--- Supplied information ---
>> begin

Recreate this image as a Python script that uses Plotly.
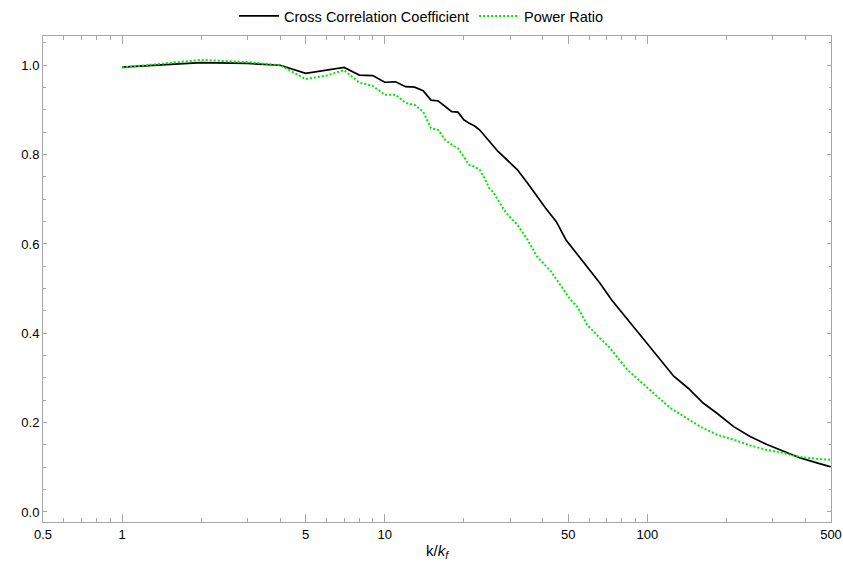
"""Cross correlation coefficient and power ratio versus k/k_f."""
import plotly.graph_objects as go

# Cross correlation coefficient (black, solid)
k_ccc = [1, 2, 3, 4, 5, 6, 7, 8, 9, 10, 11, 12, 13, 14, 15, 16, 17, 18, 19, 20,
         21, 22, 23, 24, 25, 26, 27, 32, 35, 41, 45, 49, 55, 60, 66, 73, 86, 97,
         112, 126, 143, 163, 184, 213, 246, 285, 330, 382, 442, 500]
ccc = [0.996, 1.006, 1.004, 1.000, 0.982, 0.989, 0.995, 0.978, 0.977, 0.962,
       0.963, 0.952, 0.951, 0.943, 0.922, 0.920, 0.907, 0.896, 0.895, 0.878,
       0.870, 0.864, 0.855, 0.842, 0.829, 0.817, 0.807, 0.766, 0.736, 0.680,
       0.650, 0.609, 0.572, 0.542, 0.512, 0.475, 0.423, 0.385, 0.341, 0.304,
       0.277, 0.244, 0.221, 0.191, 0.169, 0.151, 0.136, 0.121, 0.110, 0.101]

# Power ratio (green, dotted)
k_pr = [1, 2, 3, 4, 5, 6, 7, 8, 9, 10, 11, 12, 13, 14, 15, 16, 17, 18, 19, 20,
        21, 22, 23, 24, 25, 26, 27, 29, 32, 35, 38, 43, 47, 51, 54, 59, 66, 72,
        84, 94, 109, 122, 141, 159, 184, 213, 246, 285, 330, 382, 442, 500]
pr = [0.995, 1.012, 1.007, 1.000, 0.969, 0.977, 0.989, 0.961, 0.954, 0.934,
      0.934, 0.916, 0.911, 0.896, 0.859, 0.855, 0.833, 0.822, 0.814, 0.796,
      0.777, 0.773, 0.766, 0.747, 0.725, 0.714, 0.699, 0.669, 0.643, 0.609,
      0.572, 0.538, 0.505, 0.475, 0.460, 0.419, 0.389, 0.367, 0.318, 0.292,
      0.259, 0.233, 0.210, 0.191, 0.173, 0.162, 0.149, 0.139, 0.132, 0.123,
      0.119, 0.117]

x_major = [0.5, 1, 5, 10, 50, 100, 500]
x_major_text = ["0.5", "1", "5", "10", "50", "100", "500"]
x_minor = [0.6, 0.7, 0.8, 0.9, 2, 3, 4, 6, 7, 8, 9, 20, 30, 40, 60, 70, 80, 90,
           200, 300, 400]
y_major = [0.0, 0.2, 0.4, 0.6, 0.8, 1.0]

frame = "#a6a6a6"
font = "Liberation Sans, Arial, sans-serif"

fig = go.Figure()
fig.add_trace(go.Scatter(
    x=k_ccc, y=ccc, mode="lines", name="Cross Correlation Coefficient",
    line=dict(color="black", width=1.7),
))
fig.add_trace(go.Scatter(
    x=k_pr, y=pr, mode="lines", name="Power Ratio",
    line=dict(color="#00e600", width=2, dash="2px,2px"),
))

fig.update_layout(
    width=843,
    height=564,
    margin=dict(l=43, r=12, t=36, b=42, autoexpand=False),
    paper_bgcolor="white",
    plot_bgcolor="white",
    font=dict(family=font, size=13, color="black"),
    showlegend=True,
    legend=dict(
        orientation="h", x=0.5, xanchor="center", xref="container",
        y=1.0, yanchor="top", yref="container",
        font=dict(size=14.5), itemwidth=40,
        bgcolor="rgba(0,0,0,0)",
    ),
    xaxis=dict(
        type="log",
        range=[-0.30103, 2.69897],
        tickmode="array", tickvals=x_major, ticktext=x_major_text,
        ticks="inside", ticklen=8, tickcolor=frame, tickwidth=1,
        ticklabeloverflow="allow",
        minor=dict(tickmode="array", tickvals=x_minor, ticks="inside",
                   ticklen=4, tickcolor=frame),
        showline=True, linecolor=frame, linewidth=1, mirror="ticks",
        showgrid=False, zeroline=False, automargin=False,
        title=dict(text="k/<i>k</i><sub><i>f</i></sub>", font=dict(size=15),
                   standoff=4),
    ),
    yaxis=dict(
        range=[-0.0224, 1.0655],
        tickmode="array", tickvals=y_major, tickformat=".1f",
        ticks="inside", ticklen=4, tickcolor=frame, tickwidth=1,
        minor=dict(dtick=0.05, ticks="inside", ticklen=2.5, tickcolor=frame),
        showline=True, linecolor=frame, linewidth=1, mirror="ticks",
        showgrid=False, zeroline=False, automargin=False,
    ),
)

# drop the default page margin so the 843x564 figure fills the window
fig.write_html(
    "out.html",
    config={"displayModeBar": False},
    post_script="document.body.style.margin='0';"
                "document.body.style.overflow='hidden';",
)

>> end

--- What you should do ---
Every line above should be returned exactly; the pictures stay out.

--- The reply ---
Recreate this image as a Python script that uses Plotly.
"""Cross correlation coefficient and power ratio versus k/k_f."""
import plotly.graph_objects as go

# Cross correlation coefficient (black, solid)
k_ccc = [1, 2, 3, 4, 5, 6, 7, 8, 9, 10, 11, 12, 13, 14, 15, 16, 17, 18, 19, 20,
         21, 22, 23, 24, 25, 26, 27, 32, 35, 41, 45, 49, 55, 60, 66, 73, 86, 97,
         112, 126, 143, 163, 184, 213, 246, 285, 330, 382, 442, 500]
ccc = [0.996, 1.006, 1.004, 1.000, 0.982, 0.989, 0.995, 0.978, 0.977, 0.962,
       0.963, 0.952, 0.951, 0.943, 0.922, 0.920, 0.907, 0.896, 0.895, 0.878,
       0.870, 0.864, 0.855, 0.842, 0.829, 0.817, 0.807, 0.766, 0.736, 0.680,
       0.650, 0.609, 0.572, 0.542, 0.512, 0.475, 0.423, 0.385, 0.341, 0.304,
       0.277, 0.244, 0.221, 0.191, 0.169, 0.151, 0.136, 0.121, 0.110, 0.101]

# Power ratio (green, dotted)
k_pr = [1, 2, 3, 4, 5, 6, 7, 8, 9, 10, 11, 12, 13, 14, 15, 16, 17, 18, 19, 20,
        21, 22, 23, 24, 25, 26, 27, 29, 32, 35, 38, 43, 47, 51, 54, 59, 66, 72,
        84, 94, 109, 122, 141, 159, 184, 213, 246, 285, 330, 382, 442, 500]
pr = [0.995, 1.012, 1.007, 1.000, 0.969, 0.977, 0.989, 0.961, 0.954, 0.934,
      0.934, 0.916, 0.911, 0.896, 0.859, 0.855, 0.833, 0.822, 0.814, 0.796,
      0.777, 0.773, 0.766, 0.747, 0.725, 0.714, 0.699, 0.669, 0.643, 0.609,
      0.572, 0.538, 0.505, 0.475, 0.460, 0.419, 0.389, 0.367, 0.318, 0.292,
      0.259, 0.233, 0.210, 0.191, 0.173, 0.162, 0.149, 0.139, 0.132, 0.123,
      0.119, 0.117]

x_major = [0.5, 1, 5, 10, 50, 100, 500]
x_major_text = ["0.5", "1", "5", "10", "50", "100", "500"]
x_minor = [0.6, 0.7, 0.8, 0.9, 2, 3, 4, 6, 7, 8, 9, 20, 30, 40, 60, 70, 80, 90,
           200, 300, 400]
y_major = [0.0, 0.2, 0.4, 0.6, 0.8, 1.0]

frame = "#a6a6a6"
font = "Liberation Sans, Arial, sans-serif"

fig = go.Figure()
fig.add_trace(go.Scatter(
    x=k_ccc, y=ccc, mode="lines", name="Cross Correlation Coefficient",
    line=dict(color="black", width=1.7),
))
fig.add_trace(go.Scatter(
    x=k_pr, y=pr, mode="lines", name="Power Ratio",
    line=dict(color="#00e600", width=2, dash="2px,2px"),
))

fig.update_layout(
    width=843,
    height=564,
    margin=dict(l=43, r=12, t=36, b=42, autoexpand=False),
    paper_bgcolor="white",
    plot_bgcolor="white",
    font=dict(family=font, size=13, color="black"),
    showlegend=True,
    legend=dict(
        orientation="h", x=0.5, xanchor="center", xref="container",
        y=1.0, yanchor="top", yref="container",
        font=dict(size=14.5), itemwidth=40,
        bgcolor="rgba(0,0,0,0)",
    ),
    xaxis=dict(
        type="log",
        range=[-0.30103, 2.69897],
        tickmode="array", tickvals=x_major, ticktext=x_major_text,
        ticks="inside", ticklen=8, tickcolor=frame, tickwidth=1,
        ticklabeloverflow="allow",
        minor=dict(tickmode="array", tickvals=x_minor, ticks="inside",
                   ticklen=4, tickcolor=frame),
        showline=True, linecolor=frame, linewidth=1, mirror="ticks",
        showgrid=False, zeroline=False, automargin=False,
        title=dict(text="k/<i>k</i><sub><i>f</i></sub>", font=dict(size=15),
                   standoff=4),
    ),
    yaxis=dict(
        range=[-0.0224, 1.0655],
        tickmode="array", tickvals=y_major, tickformat=".1f",
        ticks="inside", ticklen=4, tickcolor=frame, tickwidth=1,
        minor=dict(dtick=0.05, ticks="inside", ticklen=2.5, tickcolor=frame),
        showline=True, linecolor=frame, linewidth=1, mirror="ticks",
        showgrid=False, zeroline=False, automargin=False,
    ),
)

# drop the default page margin so the 843x564 figure fills the window
fig.write_html(
    "out.html",
    config={"displayModeBar": False},
    post_script="document.body.style.margin='0';"
                "document.body.style.overflow='hidden';",
)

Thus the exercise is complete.